16th Century England and France
by Charles Panati

White has denoted purity and virginity for centuries. But in ancient Rome, yellow was the socially accepted color for a bride’s wedding attire, and a veil of flame-hued yellow, the flammeum, covered her face. The bridal veil, in fact, predates the wedding dress by centuries. And the facial veil itself predates the bridal veil.

Historians of fashion claim that the facial veil was strictly a male invention, and one of the oldest devices designed to keep married and single women humble, subservient, and hidden from other males. Although the veil at various times throughout its long history also served as a symbol of elegance and intrigue, modesty an mourning, it is one article of feminine attire that women may never have created for themselves.

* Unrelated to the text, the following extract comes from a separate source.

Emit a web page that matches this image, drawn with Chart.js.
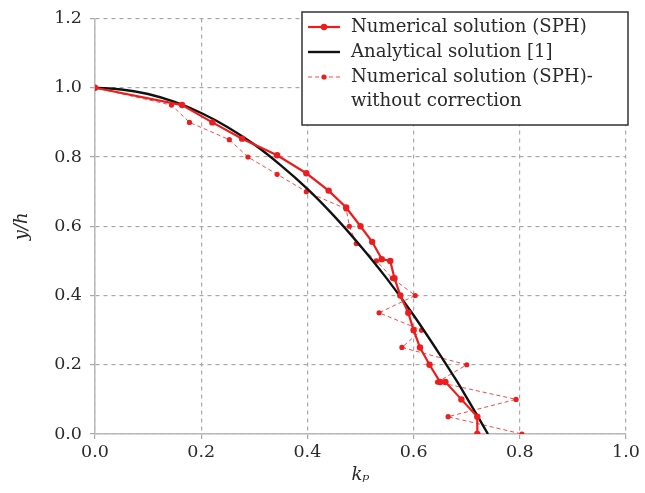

Originating in the East at least four thousand years ago, veils were worn throughout life by unmarried women as a sign of modesty and by married women as a sign of submissiveness to their husbands. In Muslim religions, a woman was expected to cover her head and part of her face whenever she left the house. As time passed, rules (made by men) became stricter and only a woman’s eyes were permitted to remain uncovered-a concession to necessity, since ancient veils were of heavy weaves, which interfered with vision.

Customs were less severe and formal in Northern European countries. Only abducted brides wore veils. Color was unimportant, concealment paramount. Among the Greeks and the Romans by fourth century B.C., sheer, translucent veils were the vogue at weddings. They were pinned to the hair or held in place by ribbons, and yellow had become the preferred color-for veil and wedding gown. During the Middle Ages, color ceased to be a primary concern, emphasis was on the richness of fabric and decorative embellishments.

In England and France, the practice of wearing white at weddings was first commented on by writers in the sixteenth century. White was a visual statement of a bride’s virginity-so obvious public statement that it did not please everyone. Clergyman, for instance, felt that virginity , a marriage prerequisite, should not be blatantly advertised. For the next hundred and fifty years, British newspapers and magazines carried the running controversy fired by white wedding ensembles.

By the late eighteenth century, white had become the standard wedding color. Fashion historians claim this was due mainly to the fact that most gowns of the time were white; that white was the color of formal fashion. In 1813, the first fashion plate of a white wedding gown and veil appeared in the influential French Journal des Dames. From that point onward, the style was set.